Philadelphia Energy Solutions LLC, owner of the largest oil refinery serving the New York Harbor gasoline and diesel market, filed for Chapter 11 bankruptcy protection.

The company, a joint-venture between The Carlyle Group LP and a subsidiary of Energy Transfer Partners LP, filed a petition Sunday in U.S. Bankruptcy Court in Delaware. Chief Executive Greg Gatta said in a memo obtained by Bloomberg News that the company had a prepackaged reorganization plan and cited the more than $800 million it paid since 2012 to comply with the U.S. government’s Renewable Fuel Standard as a key factor for the decision.

The company’s debt is between $1 billion and $10 billion, it said in its filing, without providing further details in its initial petition.
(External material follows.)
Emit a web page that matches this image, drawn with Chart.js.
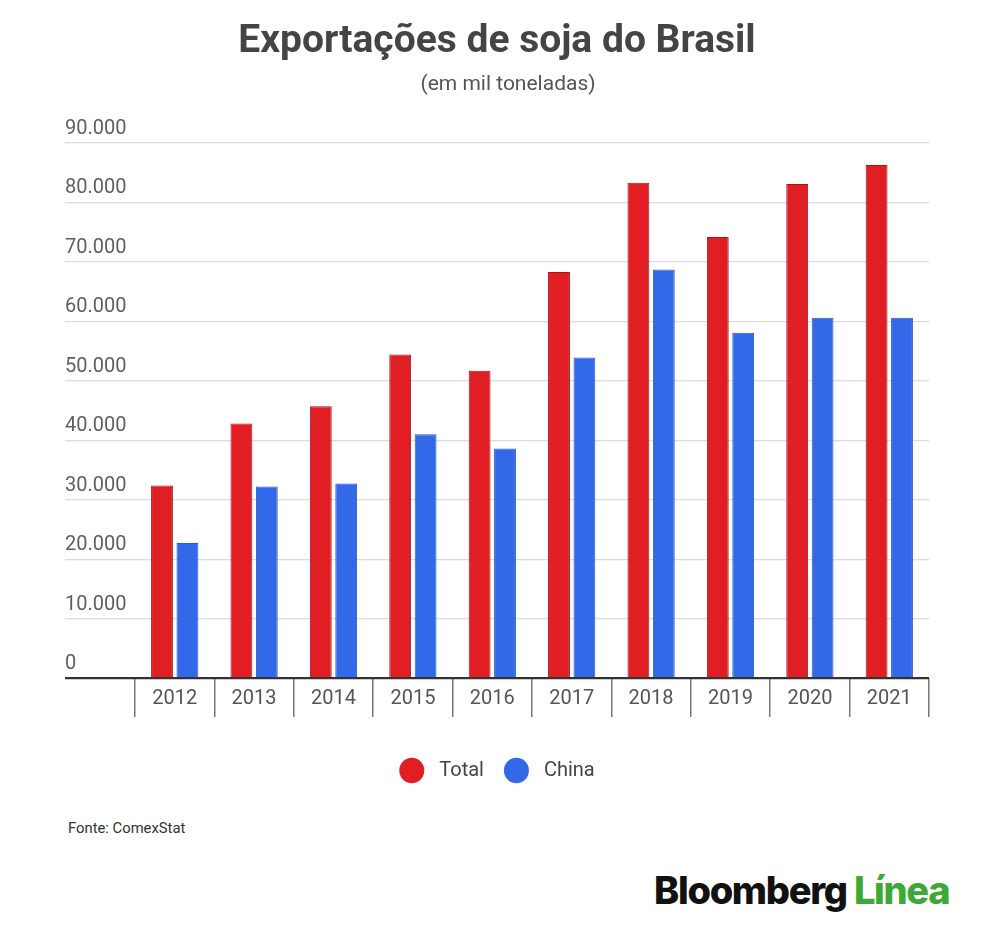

How did that happen with energy products being so plentiful? The easy answer is provided by the company which owns the refinery. It’s not one of the newest designs so they’re not equipped to process biofuels and blend them into gasoline. And because of our old friend the Renewable Fuel Standard, that means that the refinery has to purchase government mandated RIN credits (Renewable Identification Number) in order to legally operate.

In case you’re wondering how much those RIN credits cost these days on the bizarre market which has grown out of the government mandate, Philadelphia Energy Solutions had to spend $217M in 2017 for them. That was their second highest operating cost, adding up to more than any other expense besides crude oil to process, and more than twice their total salary for the workforce. At the same time, as I mentioned above, an abundant oil supply is something of a double edged sword. High supply and steady demand means lower prices, so the government was jacking up their costs massively just as profits were getting slimmer.

Was there anything that could have been done? Of course. We were first saddled with this program by George W. Bush, much to our dismay. Then it really kicked into high gear under Barack Obama. But there was always hope that perhaps Donald Trump could help. Yes, he had sworn fealty to King Corn in Iowa when he was on the campaign trail, but at least some relief could have been offered. But when the EPA quietly floated a trial balloon about possibly scaling back the RFS standards a bit, Trump shot the idea down. More recently, several state governors, including Pennsylvania’s, pleaded with the President to grant waivers to some of the hardest hit states. Once again, Trump denied the request. And now Philadelphia Energy Solutions has entered Chapter 11.

Bush started this. Barack Obama made it worse. But Donald Trump had multiple chances to do something about it and he has refused. This one lands on his plate as far as I’m concerned.